Begin
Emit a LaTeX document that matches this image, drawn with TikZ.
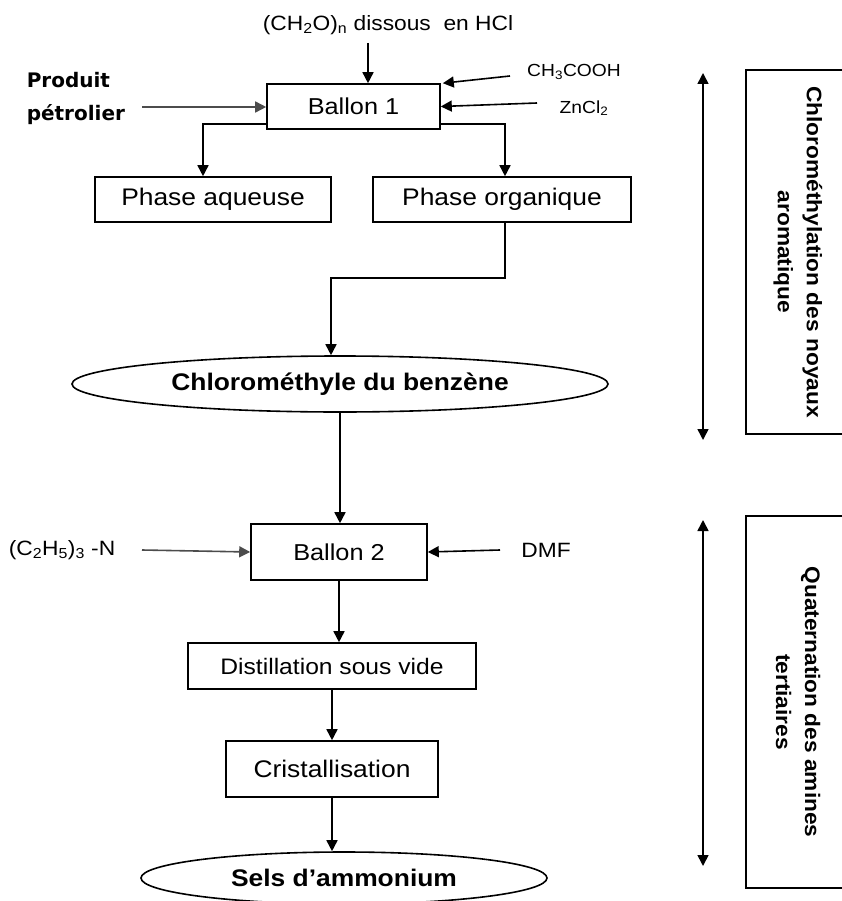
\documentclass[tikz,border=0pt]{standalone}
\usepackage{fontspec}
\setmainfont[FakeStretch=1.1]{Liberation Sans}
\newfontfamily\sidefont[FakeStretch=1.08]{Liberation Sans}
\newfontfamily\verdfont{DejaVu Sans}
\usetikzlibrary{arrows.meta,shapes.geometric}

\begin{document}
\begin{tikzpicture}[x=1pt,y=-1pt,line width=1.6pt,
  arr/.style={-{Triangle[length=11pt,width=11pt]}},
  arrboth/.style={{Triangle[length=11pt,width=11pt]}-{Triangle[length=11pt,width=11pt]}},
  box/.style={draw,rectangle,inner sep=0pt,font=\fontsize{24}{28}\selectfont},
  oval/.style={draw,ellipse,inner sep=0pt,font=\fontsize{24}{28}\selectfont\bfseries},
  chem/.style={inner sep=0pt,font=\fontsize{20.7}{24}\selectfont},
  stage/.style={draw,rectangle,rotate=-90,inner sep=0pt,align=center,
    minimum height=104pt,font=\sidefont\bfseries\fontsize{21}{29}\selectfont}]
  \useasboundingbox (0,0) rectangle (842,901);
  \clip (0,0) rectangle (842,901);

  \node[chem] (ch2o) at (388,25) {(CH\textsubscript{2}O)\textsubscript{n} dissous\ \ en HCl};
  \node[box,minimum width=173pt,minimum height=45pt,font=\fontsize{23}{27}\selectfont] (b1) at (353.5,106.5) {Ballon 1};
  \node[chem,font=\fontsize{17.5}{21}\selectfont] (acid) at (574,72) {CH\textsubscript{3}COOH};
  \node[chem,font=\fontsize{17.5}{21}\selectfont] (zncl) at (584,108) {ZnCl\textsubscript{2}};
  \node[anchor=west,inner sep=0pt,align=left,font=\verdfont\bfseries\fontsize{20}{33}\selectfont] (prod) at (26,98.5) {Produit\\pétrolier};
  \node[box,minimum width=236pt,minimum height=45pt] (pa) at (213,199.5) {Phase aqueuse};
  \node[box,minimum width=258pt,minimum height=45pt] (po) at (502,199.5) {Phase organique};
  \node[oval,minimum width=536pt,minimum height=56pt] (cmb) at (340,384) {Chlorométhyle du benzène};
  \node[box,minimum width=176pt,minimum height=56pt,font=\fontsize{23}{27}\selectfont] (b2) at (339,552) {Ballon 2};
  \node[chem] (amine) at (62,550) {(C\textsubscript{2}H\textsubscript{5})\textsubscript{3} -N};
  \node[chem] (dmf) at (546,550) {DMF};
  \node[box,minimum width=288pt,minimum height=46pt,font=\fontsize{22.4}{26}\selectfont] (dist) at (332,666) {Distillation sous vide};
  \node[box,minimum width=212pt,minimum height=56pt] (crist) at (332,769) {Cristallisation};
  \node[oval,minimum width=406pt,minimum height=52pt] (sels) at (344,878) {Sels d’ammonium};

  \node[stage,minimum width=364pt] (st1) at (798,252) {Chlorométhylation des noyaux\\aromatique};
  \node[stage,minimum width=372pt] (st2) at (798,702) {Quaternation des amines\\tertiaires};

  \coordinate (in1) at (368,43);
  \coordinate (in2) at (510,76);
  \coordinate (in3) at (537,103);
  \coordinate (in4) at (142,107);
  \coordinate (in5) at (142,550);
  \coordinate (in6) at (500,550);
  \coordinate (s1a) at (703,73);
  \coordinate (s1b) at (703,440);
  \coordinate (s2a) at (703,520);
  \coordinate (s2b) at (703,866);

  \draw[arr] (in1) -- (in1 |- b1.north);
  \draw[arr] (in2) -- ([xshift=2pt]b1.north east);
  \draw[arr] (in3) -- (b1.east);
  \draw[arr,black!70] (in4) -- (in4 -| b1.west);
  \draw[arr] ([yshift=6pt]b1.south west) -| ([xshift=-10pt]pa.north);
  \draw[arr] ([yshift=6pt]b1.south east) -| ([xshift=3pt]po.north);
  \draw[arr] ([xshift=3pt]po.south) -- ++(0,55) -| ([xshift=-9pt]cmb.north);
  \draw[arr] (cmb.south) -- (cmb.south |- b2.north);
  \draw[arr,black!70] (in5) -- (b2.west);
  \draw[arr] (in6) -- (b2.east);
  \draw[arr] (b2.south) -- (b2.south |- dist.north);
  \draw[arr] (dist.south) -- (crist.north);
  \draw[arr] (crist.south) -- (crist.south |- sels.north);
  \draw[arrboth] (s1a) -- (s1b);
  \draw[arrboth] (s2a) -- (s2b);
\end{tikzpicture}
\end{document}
End
* Do this *
Your task is an exact transcription of all the data, minus the pictures.

* Final result *
Emit a LaTeX document that matches this image, drawn with TikZ.
\documentclass[tikz,border=0pt]{standalone}
\usepackage{fontspec}
\setmainfont[FakeStretch=1.1]{Liberation Sans}
\newfontfamily\sidefont[FakeStretch=1.08]{Liberation Sans}
\newfontfamily\verdfont{DejaVu Sans}
\usetikzlibrary{arrows.meta,shapes.geometric}

\begin{document}
\begin{tikzpicture}[x=1pt,y=-1pt,line width=1.6pt,
  arr/.style={-{Triangle[length=11pt,width=11pt]}},
  arrboth/.style={{Triangle[length=11pt,width=11pt]}-{Triangle[length=11pt,width=11pt]}},
  box/.style={draw,rectangle,inner sep=0pt,font=\fontsize{24}{28}\selectfont},
  oval/.style={draw,ellipse,inner sep=0pt,font=\fontsize{24}{28}\selectfont\bfseries},
  chem/.style={inner sep=0pt,font=\fontsize{20.7}{24}\selectfont},
  stage/.style={draw,rectangle,rotate=-90,inner sep=0pt,align=center,
    minimum height=104pt,font=\sidefont\bfseries\fontsize{21}{29}\selectfont}]
  \useasboundingbox (0,0) rectangle (842,901);
  \clip (0,0) rectangle (842,901);

  \node[chem] (ch2o) at (388,25) {(CH\textsubscript{2}O)\textsubscript{n} dissous\ \ en HCl};
  \node[box,minimum width=173pt,minimum height=45pt,font=\fontsize{23}{27}\selectfont] (b1) at (353.5,106.5) {Ballon 1};
  \node[chem,font=\fontsize{17.5}{21}\selectfont] (acid) at (574,72) {CH\textsubscript{3}COOH};
  \node[chem,font=\fontsize{17.5}{21}\selectfont] (zncl) at (584,108) {ZnCl\textsubscript{2}};
  \node[anchor=west,inner sep=0pt,align=left,font=\verdfont\bfseries\fontsize{20}{33}\selectfont] (prod) at (26,98.5) {Produit\\pétrolier};
  \node[box,minimum width=236pt,minimum height=45pt] (pa) at (213,199.5) {Phase aqueuse};
  \node[box,minimum width=258pt,minimum height=45pt] (po) at (502,199.5) {Phase organique};
  \node[oval,minimum width=536pt,minimum height=56pt] (cmb) at (340,384) {Chlorométhyle du benzène};
  \node[box,minimum width=176pt,minimum height=56pt,font=\fontsize{23}{27}\selectfont] (b2) at (339,552) {Ballon 2};
  \node[chem] (amine) at (62,550) {(C\textsubscript{2}H\textsubscript{5})\textsubscript{3} -N};
  \node[chem] (dmf) at (546,550) {DMF};
  \node[box,minimum width=288pt,minimum height=46pt,font=\fontsize{22.4}{26}\selectfont] (dist) at (332,666) {Distillation sous vide};
  \node[box,minimum width=212pt,minimum height=56pt] (crist) at (332,769) {Cristallisation};
  \node[oval,minimum width=406pt,minimum height=52pt] (sels) at (344,878) {Sels d’ammonium};

  \node[stage,minimum width=364pt] (st1) at (798,252) {Chlorométhylation des noyaux\\aromatique};
  \node[stage,minimum width=372pt] (st2) at (798,702) {Quaternation des amines\\tertiaires};

  \coordinate (in1) at (368,43);
  \coordinate (in2) at (510,76);
  \coordinate (in3) at (537,103);
  \coordinate (in4) at (142,107);
  \coordinate (in5) at (142,550);
  \coordinate (in6) at (500,550);
  \coordinate (s1a) at (703,73);
  \coordinate (s1b) at (703,440);
  \coordinate (s2a) at (703,520);
  \coordinate (s2b) at (703,866);

  \draw[arr] (in1) -- (in1 |- b1.north);
  \draw[arr] (in2) -- ([xshift=2pt]b1.north east);
  \draw[arr] (in3) -- (b1.east);
  \draw[arr,black!70] (in4) -- (in4 -| b1.west);
  \draw[arr] ([yshift=6pt]b1.south west) -| ([xshift=-10pt]pa.north);
  \draw[arr] ([yshift=6pt]b1.south east) -| ([xshift=3pt]po.north);
  \draw[arr] ([xshift=3pt]po.south) -- ++(0,55) -| ([xshift=-9pt]cmb.north);
  \draw[arr] (cmb.south) -- (cmb.south |- b2.north);
  \draw[arr,black!70] (in5) -- (b2.west);
  \draw[arr] (in6) -- (b2.east);
  \draw[arr] (b2.south) -- (b2.south |- dist.north);
  \draw[arr] (dist.south) -- (crist.north);
  \draw[arr] (crist.south) -- (crist.south |- sels.north);
  \draw[arrboth] (s1a) -- (s1b);
  \draw[arrboth] (s2a) -- (s2b);
\end{tikzpicture}
\end{document}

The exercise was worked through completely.